Но окончательное решение так тогда принять и не удалось. Собравшиеся на заседании деятели пришли лишь к промежуточному соглашению – через некоторое время должно быть созвано Учредительное собрание. Вот оно пусть и выскажет свой окончательный взгляд на форму правления в стране.
А пока… В 5 часов утра испуганный, взволнованный Председатель Государственной Думы и Временного комитета Родзянко поспешил сообщить генералу Рузскому, чтобы о переданном ему по телеграфу Манифесте об отречении императора Николая II и о передаче престола его брату великому князю Михаилу Александровичу не объявляли официально.

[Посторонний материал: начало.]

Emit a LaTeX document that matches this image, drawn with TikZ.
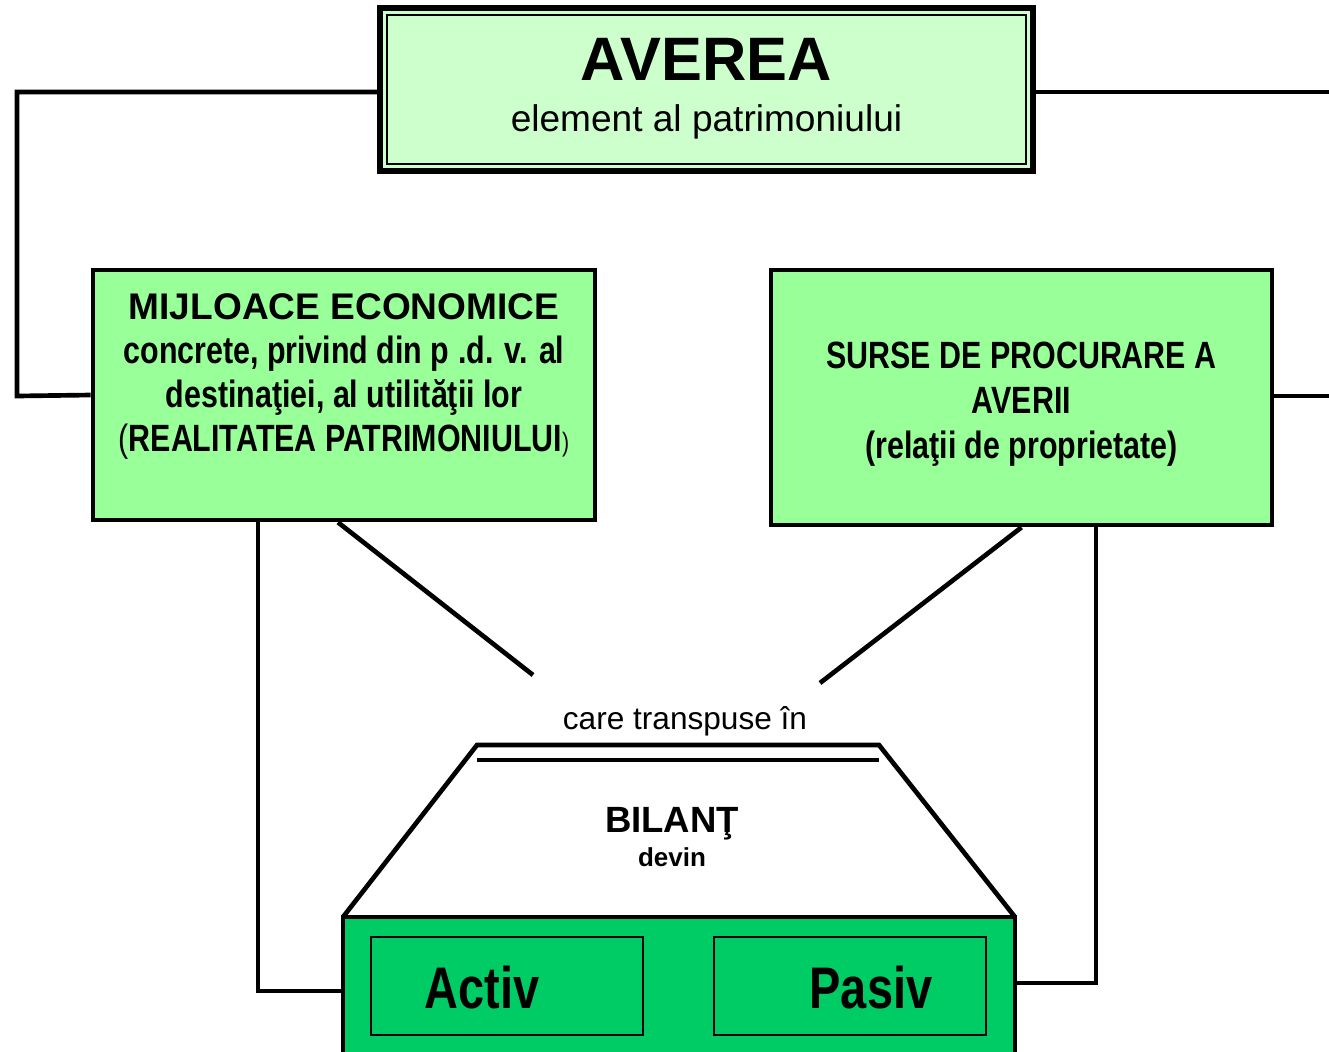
\documentclass[tikz,border=0pt]{standalone}
\usepackage{fontspec}
\setmainfont{Liberation Sans}
\newfontfamily\narrowfont[FakeStretch=0.8]{Liberation Sans}
\definecolor{palegreen}{HTML}{CCFFCC}
\definecolor{boxgreen}{HTML}{99FF99}
\definecolor{darkgreen}{HTML}{00CC66}

\begin{document}
\begin{tikzpicture}[x=0.75pt,y=-0.75pt,
  greenbox/.style={draw,line width=3.5pt,fill=boxgreen,inner sep=0pt},
  partbox/.style={draw,line width=1.5pt,minimum width=204pt,minimum height=73.5pt,inner sep=0pt},
  conn/.style={line width=3.5pt}]
\useasboundingbox (0,0) rectangle (1329,1051);

% cadrul de sus
\node[draw,line width=4.5pt,fill=palegreen,minimum width=489.75pt,minimum height=122.25pt,
  inner sep=0pt,align=center,font=\fontsize{27.8}{38.25}\selectfont] (avere) at (706.5,89)
  {{\bfseries\fontsize{46}{46}\selectfont AVEREA}\\element al patrimoniului};
\node[draw,line width=1.5pt,minimum width=479.25pt,minimum height=111.75pt,inner sep=0pt] (avereinner) at (avere.center) {};

% cele doua laturi
\node[greenbox,minimum width=376.5pt,minimum height=187.5pt] (mijloace) at (344,395) {};
\node[align=center,font=\narrowfont\bfseries\fontsize{28.5}{33}\selectfont] (mijloacetext) at (344,376)
  {{\fontspec{Liberation Sans}\bfseries\fontsize{27.8}{33}\selectfont MIJLOACE ECONOMICE}\\
   concrete, privind din p .d. v. al\\
   destinaţiei, al utilităţii lor\\
   {\mdseries(}REALITATEA PATRIMONIULUI{\mdseries\fontsize{20}{33}\selectfont)}};

\node[greenbox,minimum width=375.75pt,minimum height=191.25pt,align=center,
  font=\narrowfont\bfseries\fontsize{28.5}{34}\selectfont] (surse) at (1021.5,397.5) {};
\node[align=center,font=\narrowfont\bfseries\fontsize{28.5}{34}\selectfont] (sursetext) at (1021.5,404)
  {SURSE DE PROCURARE A\\AVERII\\(relaţii de proprietate)};

% legaturi
\coordinate (lturn) at (17,396);
\coordinate (rtop) at (1329,92);
\coordinate (rmid) at (1329,396);
\coordinate (lbot) at (258,991);
\coordinate (rbot) at (1096,983);
\coordinate (ldiag) at (533,675);
\coordinate (rdiag) at (820,683);
\draw[conn] ([yshift=-2.25pt]avere.west) -| (lturn) -- (mijloace.west);
\draw[conn] ([yshift=-2.25pt]avere.east) -- (rtop);
\draw[conn] (surse.east |- rmid) -- (rmid);
\draw[conn] ([xshift=-4.5pt]mijloace.south) -- (ldiag);
\draw[conn] (surse.south) -- (rdiag);

\node[font=\fontsize{23.7}{26}\selectfont] (care) at (685,721) {care transpuse în};

% bilantul
\draw[line width=3.5pt] (343,917) -- (477,745) -- (879,745) -- (1015,917);
\draw[line width=3.5pt] (477,760) -- (879,760);
\node[align=center,font=\bfseries\fontsize{27.4}{25.5}\selectfont] (bilanttext) at (672,837)
  {BILANŢ\\{\fontsize{19.5}{20}\selectfont devin}};

\node[draw,line width=3.5pt,fill=darkgreen,minimum width=504pt,minimum height=111pt,inner sep=0pt] (bilant) at (679,991) {};
\node[partbox] (activ) at (507,986) {};
\node[partbox] (pasiv) at (850,986) {};
\node[anchor=base,font=\narrowfont\bfseries\fontsize{44}{44}\selectfont] (activtext) at (482,1008) {Activ};
\node[anchor=base,font=\narrowfont\bfseries\fontsize{44}{44}\selectfont] (pasivtext) at (871,1008) {Pasiv};

\draw[conn] (mijloace.south -| lbot) -- (lbot) -- (bilant.west);
\draw[conn] (surse.south -| rbot) -- (rbot) -- (bilant.east |- rbot);
\end{tikzpicture}
\end{document}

Но почему? Ведь еще вчера депутаты, которые прибыли из столицы, совершенно не были озабочены возможными затруднениями! Почему они не обратили внимания на сделанные им предупреждения о незаконности отречения государя, минуя сына, в пользу брата Михаила? И вообще, как теперь можно скрыть Манифест, текст которого отправлен в Ставку?
Примерно эти вопросы и были заданы по телеграфу Родзянко. Вскоре от него пришел ответ: «Депутатов винить нельзя. Дело в том, что неожиданно в столице вспыхнул такой солдатский бунт, который трудно себе представить. С регентством Великого Князя и воцарением наследника цесаревича, быть может, и примирились бы, но воцарение Великого Князя как Императора абсолютно неприемлемо…»
В 6 часов утра такую же телеграмму Родзянко послал в Ставку генералу Алексееву.
Но Михаил уже стал императором, и сообщения об этом отправлены во все концы огромной страны. Через несколько часов армия должна присягнуть на верность новому монарху…
Генерал Алексеев был взволнован разговором по телеграфу с Родзянко, и его волнение лишь усилилось, когда он получил распечатанным разговор Родзянко с генералом Рузским. В 7 часов утра он высказал по телеграфу свое мнение о происходящем подчиненным: в послании Родзянко нет «искренности», а между Государственной Думой и Временным Комитетом – согласия. Алексеев подозревал, что в Петрограде вся власть находилась в руках Совета. Он настаивал на том, чтобы в армии Манифест стал руководством к действию и чтобы все командиры сохраняли единодушие в этом вопросе.
Члены нового правительства, заседавшие в Таврическом дворце, понимали: больше откладывать встречу с Михаилом Александровичем нельзя. Все они прекрасно знали, где он находится. Ждали лишь, когда вернется с телеграфа Михаил Родзянко. Александр Федорович Керенский, тем временем, пододвинул к себе городской телефонный справочник «Ведь Петроград», стал листать страницы, пока не нашел в одной из колонок фамилию князя Путятина. Оставалось лишь набрать номер – 1-58-48. Около шести часов утра в нужной квартире дома № 12 по Миллионной улице, нарушив предутреннюю тишину, раздался телефонный звонок.
Часть III
Последний самодержец России
Глава двадцать шестая
Император Михаил II
Больше хранить в секрете наследование Михаилом Российского престола было невозможно. За те несколько часов, которые прошли между отправлением телеграфных сообщений из Пскова и отчаянным призывом Михаила Родзянко не объявлять Манифест об отречении Николая II, важнейшие государственные новости дошли не только до многих воинских частей, но и практически до всех крупных городов России. На линии фронта тысячи солдат и офицеров давали клятву верности императору Михаилу II. С особым восторгом и гордостью произносили ее текст те, кто служил под началом прекрасного, любимого всеми подчиненными военачальника – великого князя Михаила Александровича.
В Псковском соборе, после отъезда Николая на фронт, был отслужен благодарственный молебен о новом Российском императоре. На утренней службе среди прихожан были великая княгиня Мария Павловна (Младшая) и генерал Рузский. Площадь за Собором заполнили солдаты, их лица, как впоследствии написала великая княгиня, «были взволнованы». А в самом храме зачитали Манифест Николая II, и люди молились за нового царя.
Ранним утром 3 марта благая весть дошла и до Крыма, до царской резиденции в Ливадии. Люди радовались восшествию на престол Михаила и повсеместно прославляли его. Княгиня Юлия Кантакузина (графиня Сперанская, урожденная Грант), внучка Президента США Улисса Симпсона Гранта
[218] и одна из самых известных в Петрограде светских дам, отдыхала в это время в Ялте. Она вспоминала, что портрет Николая II, вывешенный буквально повсюду, через час после объявления Манифеста, исчез, и на его месте вскоре появился портрет Михаила Александровича. На лицах людей расцветали улыбки. Многие говорили: «Раньше было плохо, но теперь будет лучше». На конституционную монархию возлагали большие надежды.